Tuesday, June 8, 2010
Day 2: Rehearsals and Prelude Recital
Sejoon Park gave the competition and festival an inspirational beginning. He began by sympathizing with this year's competitors who probably would rather be practicing than listening. He promised to keep it short. However, the crowd didn't let him....
Not "to cheat the system," Sejoon also spoke about his pieces. He explained that, just as you like to order your food so you know what's in it, it is helpful to know what to expect from a music piece. He began with an "appetizer" - two sonatas by Scarlatti. He wrote over a hundred of these, inspired by his love for a Spanish princess. Sejoon would "just have gotten her a flower every day," but Scarlatti was a musical genius. Just as promised, the music was charming and sweet. His voicing of the lines and harmonic progressions was particularly sweet.

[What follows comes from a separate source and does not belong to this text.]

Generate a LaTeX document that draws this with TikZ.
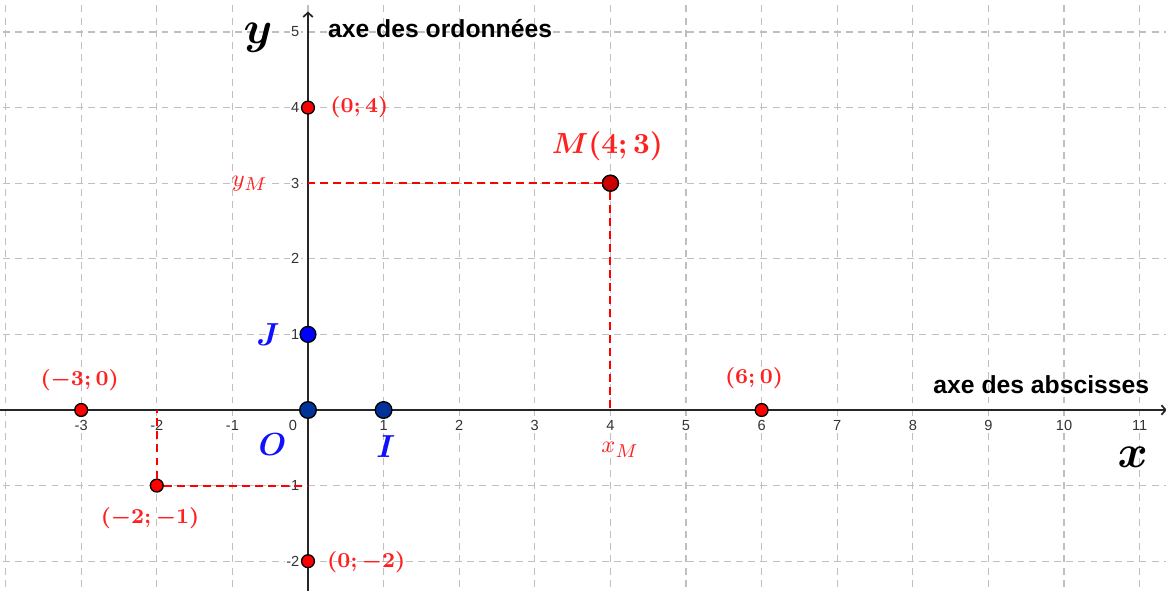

Next, though he "hated to keep making food references," Sejoon served a Spring salad; that is, Schubert's Sonata no. 13 in A major, which always reminds him of Spring. One of the contestants said afterward that he always disliked this piece, until hearing Sejoon's interpretation. The first movement was pleasant and beautiful; the second was peaceful and idyllic, after settling a voicing issue in the opening bars; and the last was lively - not only with energy, but with his timing. It reminded me of the great Josef Lhevinne's statement, "Play the rests!"
As an "afterthought," Sejoon added Schumann's Arabesque in C major - simple and beautiful. In the B section, the listener was cast into a new world; one that was dreamy and lost in thoughts.
Glinka's The Lark was cheerfully songful and sparkling. This was followed with the heavy, serious Rachmaninoff Sonata no. 2 in B-flat minor. Sejoon talked about the serious and sad life of Rachmaninoff, and proceeded to communicate that feeling with his playing. There were spacious reflections and deep emotion, bringing to mind Rachmaninoff's statement that while others write music from their head, he writes from the heart.
The audience couldn't get enough of Sejoon. His first encore was Liszt's Hungarian Rhapsody no. 13. Following extended applause, he asked, "Would you like more?" and proceeded to play another exciting show piece with a thunderous technique and resounding approval.